Omen and Portents

I know a few of them. They’re women, 26 or 28. Not much older than I am.

They work Real Jobs with small companies. Intense workloads, blackberries. They leave home in the dark and come back in the dark. They’re vibrant, they seem to glow from the hum of stress and adrenaline that’s passing through them – like they’re channeling it. Professionally, they have no one to fall back on – they work with the owners and executives and live in a world of high expectations. They practice their yoga breathing. They shake it out before going into a meeting. They steady them selves. They deliver.

I’ve always wondered if I would be one of them.

I imagined there was some invisible line between me and them. Maybe I’m too selfish – too focused on myself and other people in my life who need my attention. Too altruistic to get behind someone else’s cause. Maybe I’m too soft for that life. Maybe I’m under qualified and getting qualified means neglecting everything else I have. Maybe it means upgrading to an honours degree and then to a masters – four years more to struggle through towards a maybe.

I have been wondering a lot about where the invisible line is between those other girls – the real professional ones – and me. They seem real enough, and some of them seem happy too. This week I had a conversation that could stand to change a lot and that could force me into that other world. One that would really change everything, but in a way where I would be learning, not drowning. But big. Managing things for a company on a national level big. Super charged marketing. A whole other world.

I’ve been struggling to even conceive of this kind of change, feeling guilty and strange for my co-workers. See-Sawing. It seems too huge, too fast. I’ve been off the internet, sleeping more than normal, eating more than normal, focusing in more than normal… and I don’t know if it’s right. I don’t know how it would change things. I don’t know if I’m too soft for it. I’ve poured it over a million ways, but in the end I’m going to have another conversation and then wait for a sign.

Tomorrow I’m meeting someone new, the daughter of our first friends who have had a child. I’m so excited to meet her, I know it’s going to be life changing to meet this new little person. Life changing, just like so many other things coming around the corner.

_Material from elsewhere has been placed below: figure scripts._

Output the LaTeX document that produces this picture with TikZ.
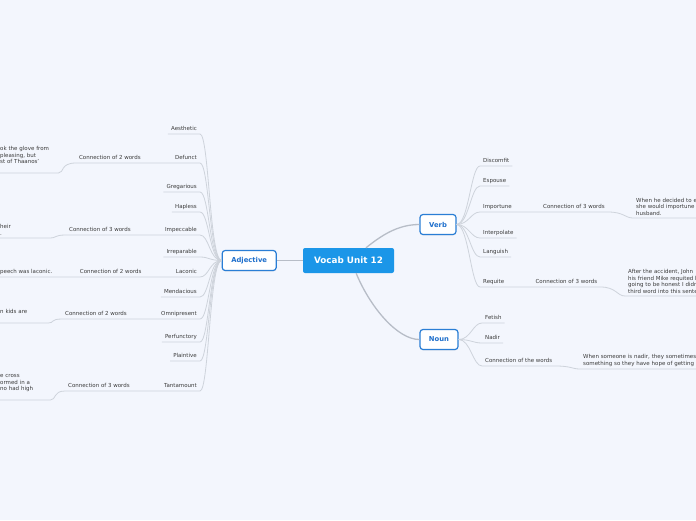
\documentclass[tikz,border=0pt]{standalone}
\usepackage{fontspec}
\setmainfont{DejaVu Sans}
\usepackage{tikz}
\usetikzlibrary{positioning,shadows}
\usepackage{xcolor}
\definecolor{paper}{HTML}{F3F6FD}
\definecolor{ink}{HTML}{3B3B3B}
\definecolor{topic}{HTML}{1B96E8}
\definecolor{branch}{HTML}{2A7ED5}
\definecolor{branchtext}{HTML}{1E6FCC}
\definecolor{twig}{HTML}{CED3DB}
\definecolor{trunk}{HTML}{B7BDC7}
\newcommand{\leaffont}{\fontsize{5.5}{6.6}\selectfont}
\tikzset{
  every node/.style={text=ink},
  topicbox/.style={fill=topic,rounded corners=2pt,minimum width=91pt,minimum height=25pt,inner sep=0pt,text=white,font=\fontsize{8.8}{10}\selectfont\bfseries},
  branchbox/.style={draw=branch,line width=1.2pt,fill=white,rounded corners=3pt,minimum height=20pt,inner sep=0pt,text=branchtext,font=\fontsize{6.8}{8}\selectfont\bfseries,drop shadow={opacity=0.12,shadow xshift=0pt,shadow yshift=-1pt}},
  leaf/.style={font=\leaffont,inner xsep=3pt,inner ysep=2.4pt,text height=4.2pt,text depth=1.2pt},
  leafleft/.style={leaf,anchor=south east},
  leafright/.style={leaf,anchor=south west},
  note/.style={font=\leaffont,align=left,inner xsep=3pt,inner ysep=2.4pt},
  trunkline/.style={draw=trunk,line width=1.3pt},
  twigline/.style={draw=twig,line width=0.8pt},
}

\begin{document}
\begin{tikzpicture}[x=1pt,y=-1pt]
\path[use as bounding box,fill=paper] (0,0) rectangle (696,520);
\clip (0,0) rectangle (696,520);

\node[topicbox] (root) at (348.5,260.5) {Vocab Unit 12};
\node[branchbox,minimum width=54pt,left=26pt of root] (adj) {Adjective};
\node[branchbox,minimum width=36pt] (verb) at (438,224.5) {Verb};
\node[branchbox,minimum width=38pt] (noun) at (439,339.5) {Noun};

% adjectives
\node[leafleft] (aesthetic) at (200,134) {Aesthetic};
\node[leafleft] (defunct) at (200,163) {Defunct};
\node[leafleft] (gregarious) at (200,192) {Gregarious};
\node[leafleft] (hapless) at (200,212) {Hapless};
\node[leafleft] (impeccable) at (200,235) {Impeccable};
\node[leafleft] (irreparable) at (200,257) {Irreparable};
\node[leafleft] (laconic) at (200,277) {Laconic};
\node[leafleft] (mendacious) at (200,297) {Mendacious};
\node[leafleft] (omnipresent) at (200,319) {Omnipresent};
\node[leafleft] (perfunctory) at (200,342) {Perfunctory};
\node[leafleft] (plaintive) at (200,361) {Plaintive};
\node[leafleft] (tantamount) at (200,391) {Tantamount};

\node[leaf,left=28pt of defunct] (defunctconn) {Connection of 2 words};
\node[leaf,left=28pt of impeccable] (impeccableconn) {Connection of 3 words};
\node[leaf,left=28pt of laconic] (laconicconn) {Connection of 2 words};
\node[leaf,left=28pt of omnipresent] (omnipresentconn) {Connection of 2 words};
\node[leaf,left=28pt of tantamount] (tantamountconn) {Connection of 3 words};

\node[note,text width=55pt,anchor=south west] (defunctex) at (-3,173) {ok the glove from\\pleasing, but\\st of Thaanos'\\\mbox{}};
\node[note,text width=47pt,anchor=south west] (impeccableex) at (-3,238) {heir\\.};
\node[leaf,anchor=south west] (laconicex) at (-3,277) {peech was laconic.};
\node[note,text width=45pt,anchor=south west] (omnipresentex) at (-3,323) {n kids are\\\mbox{}};
\node[note,text width=47pt,anchor=south west] (tantamountex) at (-3,400) {e cross\\ormed in a\\no had high\\\mbox{}};

% verbs
\node[leafright] (discomfit) at (480,166) {Discomfit};
\node[leafright] (espouse) at (480,186) {Espouse};
\node[leafright] (importune) at (480,212) {Importune};
\node[leafright] (interpolate) at (480,238) {Interpolate};
\node[leafright] (languish) at (480,257) {Languish};
\node[leafright] (requite) at (480,287) {Requite};
\node[leaf,right=25pt of importune] (importuneconn) {Connection of 3 words};
\node[leaf,right=25pt of requite] (requiteconn) {Connection of 3 words};
\node[note,text width=120pt,anchor=south west] (importuneex) at (633,218) {When he decided to e\\she would importune\\husband.};
\node[note,text width=120pt,anchor=south west] (requiteex) at (625,296) {After the accident, John\\his friend Mike requited h\\going to be honest I didn\\third word into this sente};

% nouns
\node[leafright] (fetish) at (482,323) {Fetish};
\node[leafright] (nadir) at (482,343) {Nadir};
\node[leafright] (nounconn) at (482,366) {Connection of the words};
\node[note,text width=130pt,anchor=south west] (nounex) at (580,369) {When someone is nadir, they sometimes\\something so they have hope of getting};

\draw[trunkline] (root.west) -- (adj.east);
\draw[trunkline] (root.36) .. controls +(15,-12) and +(-22,0) .. (verb.west);
\draw[trunkline] (root.-59) .. controls +(14,34) and +(-22,0) .. (noun.west);

\draw[twigline] (adj.west) .. controls +(-12,0) and +(9,0) .. (aesthetic.south east) -- (aesthetic.south west);
\draw[twigline] (adj.west) .. controls +(-12,0) and +(9,0) .. (defunct.south east) -- (defunctconn.south west) .. controls +(-16,0) and +(6,0) .. (defunctex.south east) -- (defunctex.south west);
\draw[twigline] (adj.west) .. controls +(-12,0) and +(9,0) .. (gregarious.south east) -- (gregarious.south west);
\draw[twigline] (adj.west) .. controls +(-12,0) and +(9,0) .. (hapless.south east) -- (hapless.south west);
\draw[twigline] (adj.west) .. controls +(-12,0) and +(9,0) .. (impeccable.south east) -- (impeccableconn.south west) .. controls +(-12,0) and +(6,0) .. (impeccableex.south east) -- (impeccableex.south west);
\draw[twigline] (adj.west) .. controls +(-12,0) and +(9,0) .. (irreparable.south east) -- (irreparable.south west);
\draw[twigline] (adj.west) .. controls +(-12,0) and +(9,0) .. (laconic.south east) -- (laconicex.south west);
\draw[twigline] (adj.west) .. controls +(-12,0) and +(9,0) .. (mendacious.south east) -- (mendacious.south west);
\draw[twigline] (adj.west) .. controls +(-12,0) and +(9,0) .. (omnipresent.south east) -- (omnipresentconn.south west) .. controls +(-12,0) and +(6,0) .. (omnipresentex.south east) -- (omnipresentex.south west);
\draw[twigline] (adj.west) .. controls +(-12,0) and +(9,0) .. (perfunctory.south east) -- (perfunctory.south west);
\draw[twigline] (adj.west) .. controls +(-12,0) and +(9,0) .. (plaintive.south east) -- (plaintive.south west);
\draw[twigline] (adj.west) .. controls +(-12,0) and +(9,0) .. (tantamount.south east) -- (tantamountconn.south west) .. controls +(-12,0) and +(6,0) .. (tantamountex.south east) -- (tantamountex.south west);

\draw[twigline] (verb.east) .. controls +(12,0) and +(-9,0) .. (discomfit.south west) -- (discomfit.south east);
\draw[twigline] (verb.east) .. controls +(12,0) and +(-9,0) .. (espouse.south west) -- (espouse.south east);
\draw[twigline] (verb.east) .. controls +(12,0) and +(-9,0) .. (importune.south west) -- (importuneconn.south east) .. controls +(16,0) and +(-8,0) .. (importuneex.south west) -- (importuneex.south east);
\draw[twigline] (verb.east) .. controls +(12,0) and +(-9,0) .. (interpolate.south west) -- (interpolate.south east);
\draw[twigline] (verb.east) .. controls +(12,0) and +(-9,0) .. (languish.south west) -- (languish.south east);
\draw[twigline] (verb.east) .. controls +(12,0) and +(-9,0) .. (requite.south west) -- (requiteconn.south east) .. controls +(16,0) and +(-8,0) .. (requiteex.south west) -- (requiteex.south east);

\draw[twigline] (noun.east) .. controls +(12,0) and +(-9,0) .. (fetish.south west) -- (fetish.south east);
\draw[twigline] (noun.east) .. controls +(12,0) and +(-9,0) .. (nadir.south west) -- (nadir.south east);
\draw[twigline] (noun.east) .. controls +(12,0) and +(-9,0) .. (nounconn.south west) -- (nounconn.south east) .. controls +(16,0) and +(-8,0) .. (nounex.south west) -- (nounex.south east);

\end{tikzpicture}
\end{document}
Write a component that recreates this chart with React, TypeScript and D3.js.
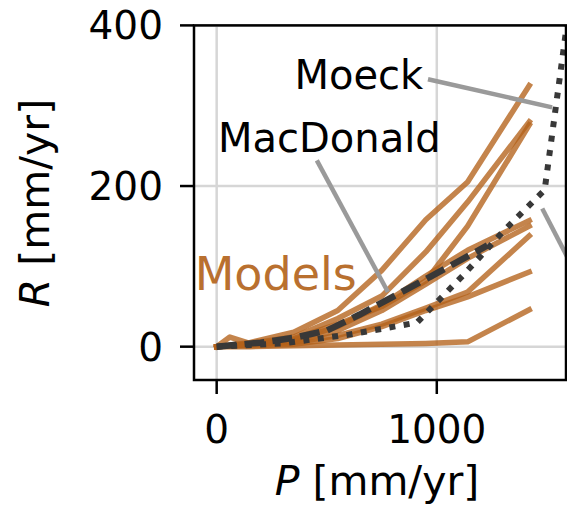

I’m trying to acknowledge the nerves, the shaky fear they put into me, and let them pass right through me. I’m trying to stop jittering, breathe deeply, and glow from the stress and adrenaline of it – like I’m channeling it. I’m trying to focus in and reverberate with potential, instead of letting it shake me.

And I’ve protected my tweets in the mean time because Monday & Tuesday? They’re going to be Very Big Days.